PROBLEM DESCRIPTION ▸
Set the listing down again in full, word for word, with the pictures left out.

DATA PROVIDED ▸
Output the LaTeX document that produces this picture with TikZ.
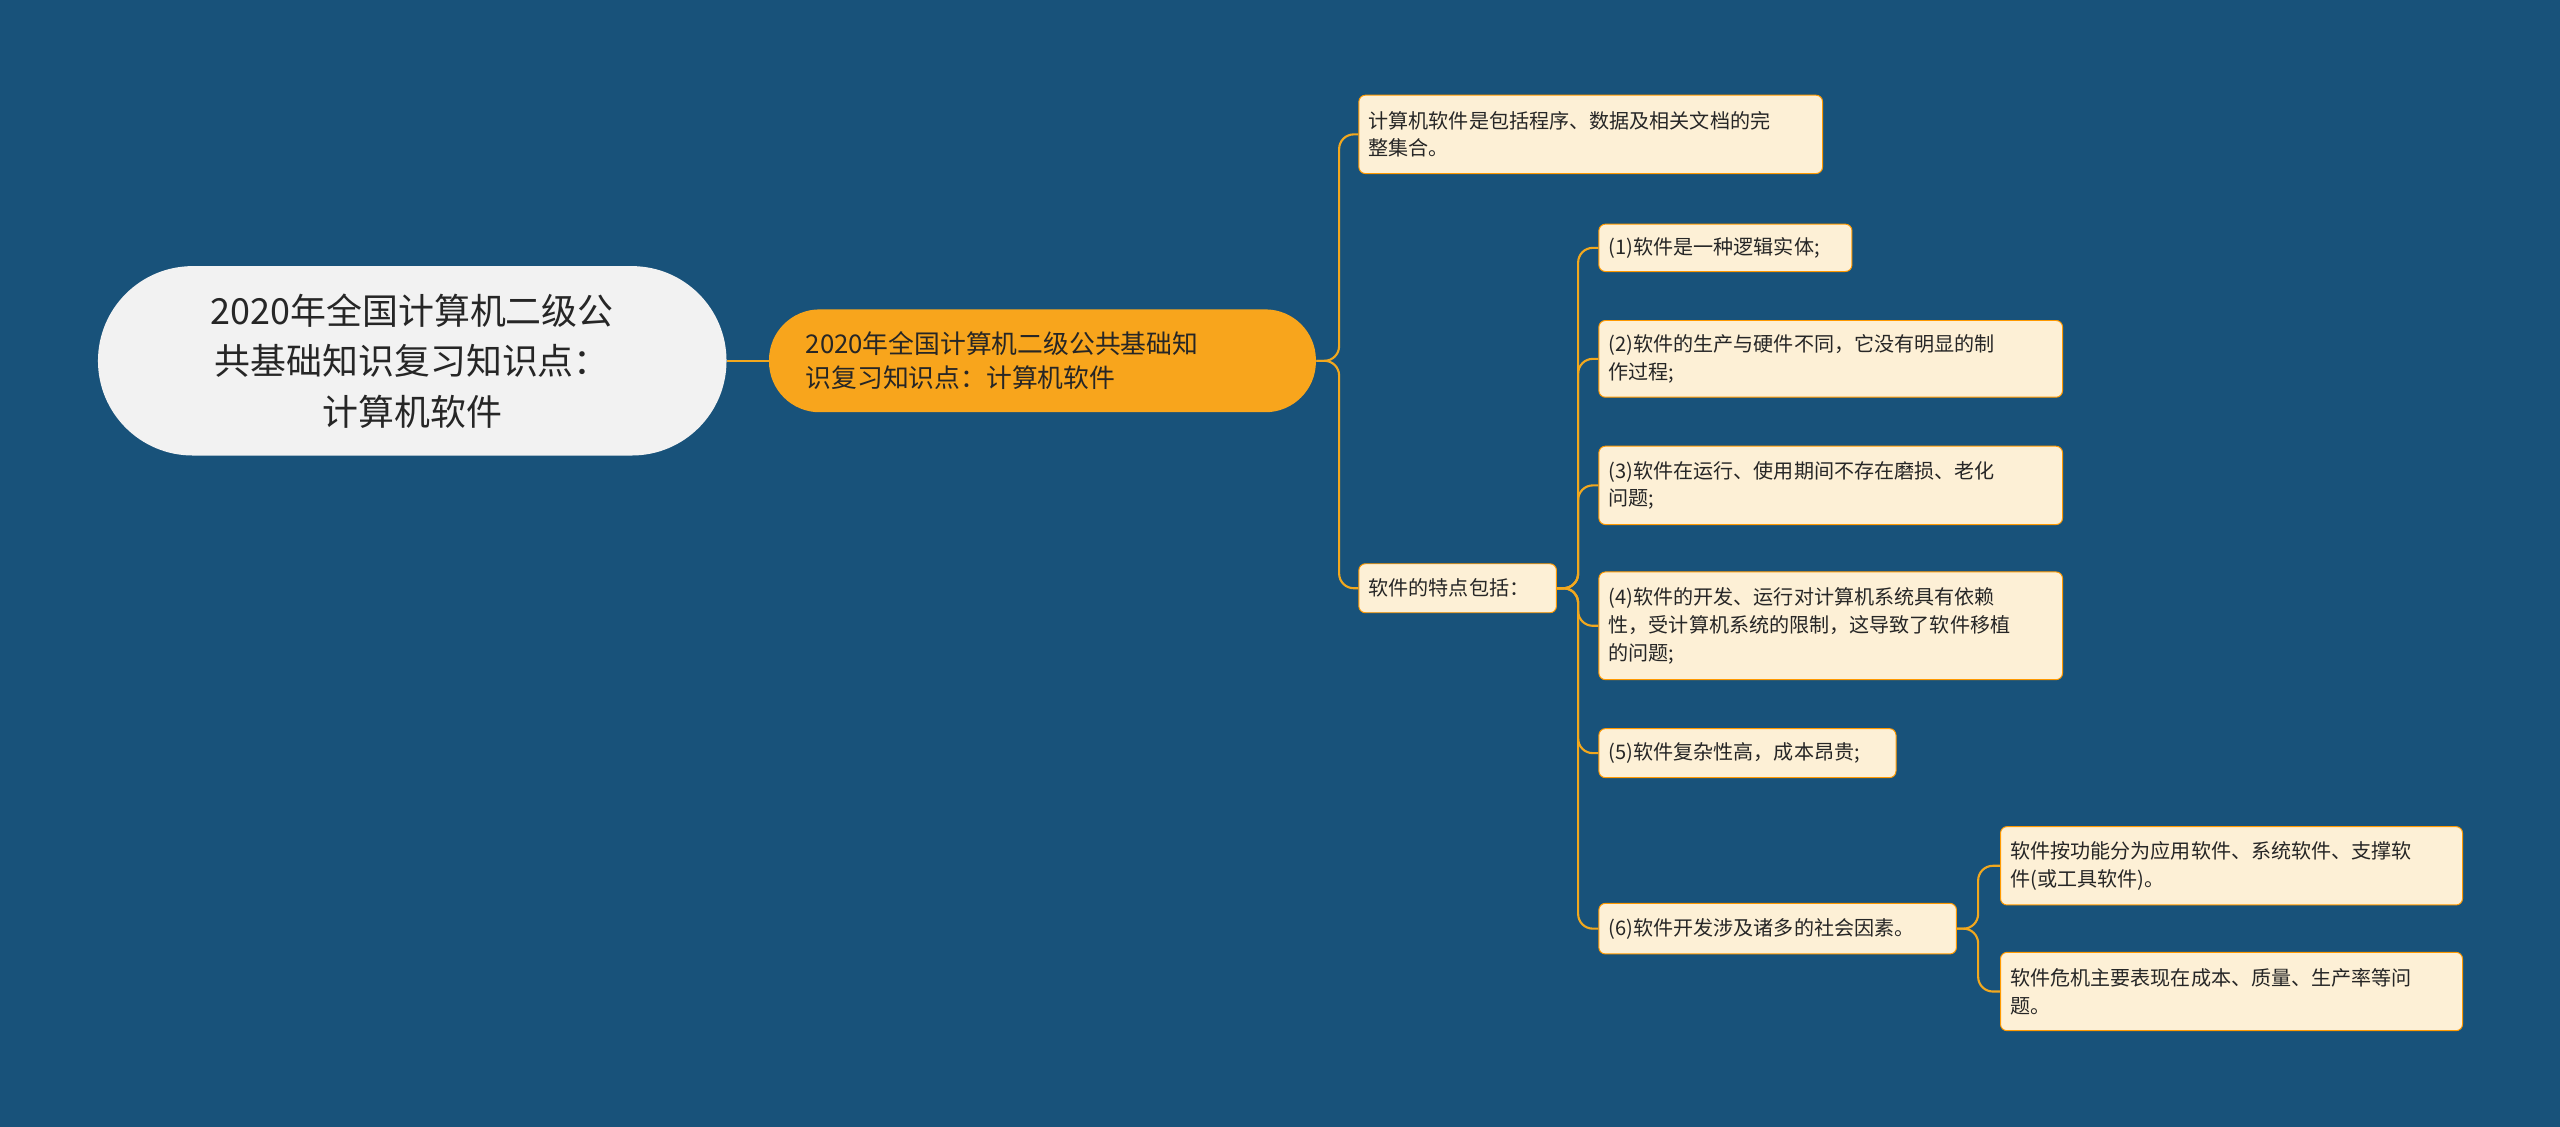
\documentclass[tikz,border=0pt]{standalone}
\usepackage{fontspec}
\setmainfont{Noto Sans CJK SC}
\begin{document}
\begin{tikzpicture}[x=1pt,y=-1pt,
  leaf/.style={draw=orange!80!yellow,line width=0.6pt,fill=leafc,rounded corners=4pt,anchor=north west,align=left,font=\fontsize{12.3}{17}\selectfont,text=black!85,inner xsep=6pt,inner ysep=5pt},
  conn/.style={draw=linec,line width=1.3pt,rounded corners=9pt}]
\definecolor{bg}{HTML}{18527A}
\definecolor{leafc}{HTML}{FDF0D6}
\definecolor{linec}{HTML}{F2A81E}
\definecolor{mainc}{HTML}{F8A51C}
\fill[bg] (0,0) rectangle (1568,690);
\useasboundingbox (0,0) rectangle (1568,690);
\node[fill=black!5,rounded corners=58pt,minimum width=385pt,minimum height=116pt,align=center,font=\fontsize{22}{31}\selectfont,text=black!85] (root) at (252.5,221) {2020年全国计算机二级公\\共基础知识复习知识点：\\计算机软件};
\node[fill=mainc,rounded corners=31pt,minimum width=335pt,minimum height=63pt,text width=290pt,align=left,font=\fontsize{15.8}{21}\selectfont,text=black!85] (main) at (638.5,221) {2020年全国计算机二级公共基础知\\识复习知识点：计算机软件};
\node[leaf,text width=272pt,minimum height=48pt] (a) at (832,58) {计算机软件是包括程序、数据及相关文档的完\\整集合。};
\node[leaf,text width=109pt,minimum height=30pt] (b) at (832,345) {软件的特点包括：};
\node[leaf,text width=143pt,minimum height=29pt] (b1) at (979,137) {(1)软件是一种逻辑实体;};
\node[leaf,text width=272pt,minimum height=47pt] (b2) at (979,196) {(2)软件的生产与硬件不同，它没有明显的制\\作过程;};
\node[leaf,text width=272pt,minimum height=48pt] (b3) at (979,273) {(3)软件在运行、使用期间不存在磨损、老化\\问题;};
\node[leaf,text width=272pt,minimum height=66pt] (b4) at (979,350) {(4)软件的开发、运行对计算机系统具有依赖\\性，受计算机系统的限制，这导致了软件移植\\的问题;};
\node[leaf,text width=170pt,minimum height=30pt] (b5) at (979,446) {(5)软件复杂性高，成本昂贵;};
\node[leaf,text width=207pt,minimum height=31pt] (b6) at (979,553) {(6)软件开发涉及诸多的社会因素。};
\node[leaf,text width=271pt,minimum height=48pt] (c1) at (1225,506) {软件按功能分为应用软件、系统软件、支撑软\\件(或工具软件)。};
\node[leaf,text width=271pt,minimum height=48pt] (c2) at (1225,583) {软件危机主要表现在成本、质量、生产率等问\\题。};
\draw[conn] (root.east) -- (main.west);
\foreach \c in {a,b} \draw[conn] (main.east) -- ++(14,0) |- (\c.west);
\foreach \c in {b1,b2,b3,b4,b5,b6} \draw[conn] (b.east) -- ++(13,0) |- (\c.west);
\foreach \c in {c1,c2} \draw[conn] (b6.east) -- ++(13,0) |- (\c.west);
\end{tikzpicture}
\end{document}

RESPONSE BELOW ▸
Output the LaTeX document that produces this picture with TikZ.
\documentclass[tikz,border=0pt]{standalone}
\usepackage{fontspec}
\setmainfont{Noto Sans CJK SC}
\begin{document}
\begin{tikzpicture}[x=1pt,y=-1pt,
  leaf/.style={draw=orange!80!yellow,line width=0.6pt,fill=leafc,rounded corners=4pt,anchor=north west,align=left,font=\fontsize{12.3}{17}\selectfont,text=black!85,inner xsep=6pt,inner ysep=5pt},
  conn/.style={draw=linec,line width=1.3pt,rounded corners=9pt}]
\definecolor{bg}{HTML}{18527A}
\definecolor{leafc}{HTML}{FDF0D6}
\definecolor{linec}{HTML}{F2A81E}
\definecolor{mainc}{HTML}{F8A51C}
\fill[bg] (0,0) rectangle (1568,690);
\useasboundingbox (0,0) rectangle (1568,690);
\node[fill=black!5,rounded corners=58pt,minimum width=385pt,minimum height=116pt,align=center,font=\fontsize{22}{31}\selectfont,text=black!85] (root) at (252.5,221) {2020年全国计算机二级公\\共基础知识复习知识点：\\计算机软件};
\node[fill=mainc,rounded corners=31pt,minimum width=335pt,minimum height=63pt,text width=290pt,align=left,font=\fontsize{15.8}{21}\selectfont,text=black!85] (main) at (638.5,221) {2020年全国计算机二级公共基础知\\识复习知识点：计算机软件};
\node[leaf,text width=272pt,minimum height=48pt] (a) at (832,58) {计算机软件是包括程序、数据及相关文档的完\\整集合。};
\node[leaf,text width=109pt,minimum height=30pt] (b) at (832,345) {软件的特点包括：};
\node[leaf,text width=143pt,minimum height=29pt] (b1) at (979,137) {(1)软件是一种逻辑实体;};
\node[leaf,text width=272pt,minimum height=47pt] (b2) at (979,196) {(2)软件的生产与硬件不同，它没有明显的制\\作过程;};
\node[leaf,text width=272pt,minimum height=48pt] (b3) at (979,273) {(3)软件在运行、使用期间不存在磨损、老化\\问题;};
\node[leaf,text width=272pt,minimum height=66pt] (b4) at (979,350) {(4)软件的开发、运行对计算机系统具有依赖\\性，受计算机系统的限制，这导致了软件移植\\的问题;};
\node[leaf,text width=170pt,minimum height=30pt] (b5) at (979,446) {(5)软件复杂性高，成本昂贵;};
\node[leaf,text width=207pt,minimum height=31pt] (b6) at (979,553) {(6)软件开发涉及诸多的社会因素。};
\node[leaf,text width=271pt,minimum height=48pt] (c1) at (1225,506) {软件按功能分为应用软件、系统软件、支撑软\\件(或工具软件)。};
\node[leaf,text width=271pt,minimum height=48pt] (c2) at (1225,583) {软件危机主要表现在成本、质量、生产率等问\\题。};
\draw[conn] (root.east) -- (main.west);
\foreach \c in {a,b} \draw[conn] (main.east) -- ++(14,0) |- (\c.west);
\foreach \c in {b1,b2,b3,b4,b5,b6} \draw[conn] (b.east) -- ++(13,0) |- (\c.west);
\foreach \c in {c1,c2} \draw[conn] (b6.east) -- ++(13,0) |- (\c.west);
\end{tikzpicture}
\end{document}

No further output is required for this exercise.